- **Aim of the task**: Copy exactly the lines from the beginning of the data down to and including the line holding "var height = 527", without any pictures.

---------- Material ----------

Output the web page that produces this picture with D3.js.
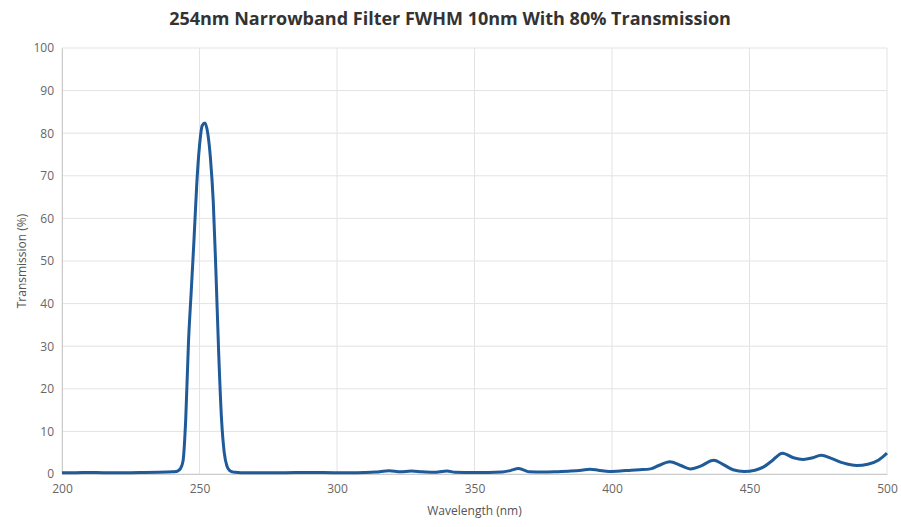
<!DOCTYPE html>
<html>
<head>
  <meta charset="utf-8">
  <title>254nm Narrowband Filter</title>
  <style>
    body { margin: 0; background: #fff; }
    text { font-family: "Open Sans", "Noto Sans", sans-serif; }
  </style>
</head>
<body>
  <svg width="901" height="527"></svg>
  <script src="https://d3js.org/d3.v7.min.js"></script>
  <script>
  // data
  var wavelength = [200, 205, 210, 215, 220, 225, 230, 235, 238, 240, 241, 242, 243, 244, 245, 246, 247, 248, 249, 250,
    251, 252, 253, 254, 255, 256, 257, 258, 259, 260, 261, 262, 263, 265, 270, 280, 290, 300, 305, 310,
    314, 319, 323, 327, 331, 335, 340, 343, 350, 355, 360, 363, 366, 368, 370, 375, 380, 385, 389, 392,
    395, 399, 403, 407, 410, 414, 417, 421, 425, 428.5, 432, 437, 440, 444, 448, 452, 455, 458, 462, 466,
    469.5, 473, 476, 480, 484, 489, 493, 497, 500];
  var transmission = [0.3, 0.3, 0.35, 0.3, 0.3, 0.3, 0.35, 0.4, 0.45, 0.5, 0.55, 0.7, 1.2, 3, 13, 31, 43, 55, 68, 77,
    81.8, 82.4, 80, 74, 64, 47, 28, 13, 5, 1.8, 0.8, 0.5, 0.4, 0.3, 0.3, 0.3, 0.35, 0.3, 0.3, 0.35,
    0.45, 0.75, 0.5, 0.7, 0.5, 0.4, 0.7, 0.4, 0.35, 0.35, 0.45, 0.8, 1.3, 0.9, 0.5, 0.45, 0.55, 0.7, 0.9, 1.1,
    0.9, 0.6, 0.7, 0.9, 1.0, 1.2, 2.0, 2.9, 2.0, 1.2, 1.8, 3.2, 2.4, 1.0, 0.6, 0.9, 1.6, 3.0, 4.9, 3.8,
    3.4, 3.8, 4.4, 3.6, 2.6, 2.0, 2.3, 3.3, 4.9];
  var xTicks = [200, 250, 300, 350, 400, 450, 500];
  var yTicks = [0, 10, 20, 30, 40, 50, 60, 70, 80, 90, 100];

  var margin = {top: 48, right: 14, bottom: 53, left: 62};
  var svg = d3.select('svg');
  var width = 901 - margin.left - margin.right;
  var height = 527 - margin.top - margin.bottom;

  var x = d3.scaleLinear().domain([200, 500]).range([0, width]);
  var y = d3.scaleLinear().domain([0, 100]).range([height, 0]);

  var g = svg.append('g')
    .attr('transform', 'translate(' + margin.left + ',' + margin.top + ')');

  // grid
  g.selectAll('.hgrid')
    .data(yTicks)
    .enter()
    .append('line')
    .attr('x1', 0).attr('x2', width)
    .attr('y1', function(d) { return y(d); })
    .attr('y2', function(d) { return y(d); })
    .attr('stroke', '#e3e3e3');

  g.selectAll('.vgrid')
    .data(xTicks)
    .enter()
    .append('line')
    .attr('y1', 0).attr('y2', height)
    .attr('x1', function(d) { return x(d); })
    .attr('x2', function(d) { return x(d); })
    .attr('stroke', '#e3e3e3');

  // axes
  var xAxis = g.append('g')
    .attr('transform', 'translate(0,' + height + ')')
    .call(d3.axisBottom(x).tickValues(xTicks).tickSize(0).tickPadding(10));
  var yAxis = g.append('g')
    .call(d3.axisLeft(y).tickValues(yTicks).tickSize(0).tickPadding(8));

  [xAxis, yAxis].forEach(function(a) {
    a.select('.domain').attr('stroke', '#cccccc');
    a.selectAll('text')
      .attr('fill', '#666')
      .style('font-size', '12px')
      .style('font-family', '"Open Sans", sans-serif');
  });

  // line
  var line = d3.line()
    .x(function(d, i) { return x(wavelength[i]); })
    .y(function(d) { return y(d); })
    .curve(d3.curveMonotoneX);

  g.append('path')
    .datum(transmission)
    .attr('fill', 'none')
    .attr('stroke', '#1f5a99')
    .attr('stroke-width', 3)
    .attr('stroke-linejoin', 'round')
    .attr('d', line);

  // titles
  svg.append('text')
    .attr('x', 450)
    .attr('y', 25)
    .attr('text-anchor', 'middle')
    .attr('fill', '#333')
    .style('font-size', '18px')
    .style('font-weight', 'bold')
    .text('254nm Narrowband Filter FWHM 10nm With 80% Transmission');

  svg.append('text')
    .attr('x', margin.left + width / 2)
    .attr('y', 515)
    .attr('text-anchor', 'middle')
    .attr('fill', '#555')
    .style('font-size', '12px')
    .text('Wavelength (nm)');

  svg.append('text')
    .attr('transform', 'translate(26,' + (margin.top + height / 2) + ') rotate(-90)')
    .attr('text-anchor', 'middle')
    .attr('fill', '#555')
    .style('font-size', '12px')
    .text('Transmission (%)');
  </script>
</body>
</html>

----------

- **Exercise output**:
Output the web page that produces this picture with D3.js.
<!DOCTYPE html>
<html>
<head>
  <meta charset="utf-8">
  <title>254nm Narrowband Filter</title>
  <style>
    body { margin: 0; background: #fff; }
    text { font-family: "Open Sans", "Noto Sans", sans-serif; }
  </style>
</head>
<body>
  <svg width="901" height="527"></svg>
  <script src="https://d3js.org/d3.v7.min.js"></script>
  <script>
  // data
  var wavelength = [200, 205, 210, 215, 220, 225, 230, 235, 238, 240, 241, 242, 243, 244, 245, 246, 247, 248, 249, 250,
    251, 252, 253, 254, 255, 256, 257, 258, 259, 260, 261, 262, 263, 265, 270, 280, 290, 300, 305, 310,
    314, 319, 323, 327, 331, 335, 340, 343, 350, 355, 360, 363, 366, 368, 370, 375, 380, 385, 389, 392,
    395, 399, 403, 407, 410, 414, 417, 421, 425, 428.5, 432, 437, 440, 444, 448, 452, 455, 458, 462, 466,
    469.5, 473, 476, 480, 484, 489, 493, 497, 500];
  var transmission = [0.3, 0.3, 0.35, 0.3, 0.3, 0.3, 0.35, 0.4, 0.45, 0.5, 0.55, 0.7, 1.2, 3, 13, 31, 43, 55, 68, 77,
    81.8, 82.4, 80, 74, 64, 47, 28, 13, 5, 1.8, 0.8, 0.5, 0.4, 0.3, 0.3, 0.3, 0.35, 0.3, 0.3, 0.35,
    0.45, 0.75, 0.5, 0.7, 0.5, 0.4, 0.7, 0.4, 0.35, 0.35, 0.45, 0.8, 1.3, 0.9, 0.5, 0.45, 0.55, 0.7, 0.9, 1.1,
    0.9, 0.6, 0.7, 0.9, 1.0, 1.2, 2.0, 2.9, 2.0, 1.2, 1.8, 3.2, 2.4, 1.0, 0.6, 0.9, 1.6, 3.0, 4.9, 3.8,
    3.4, 3.8, 4.4, 3.6, 2.6, 2.0, 2.3, 3.3, 4.9];
  var xTicks = [200, 250, 300, 350, 400, 450, 500];
  var yTicks = [0, 10, 20, 30, 40, 50, 60, 70, 80, 90, 100];

  var margin = {top: 48, right: 14, bottom: 53, left: 62};
  var svg = d3.select('svg');
  var width = 901 - margin.left - margin.right;
  var height = 527 - margin.top - margin.bottom;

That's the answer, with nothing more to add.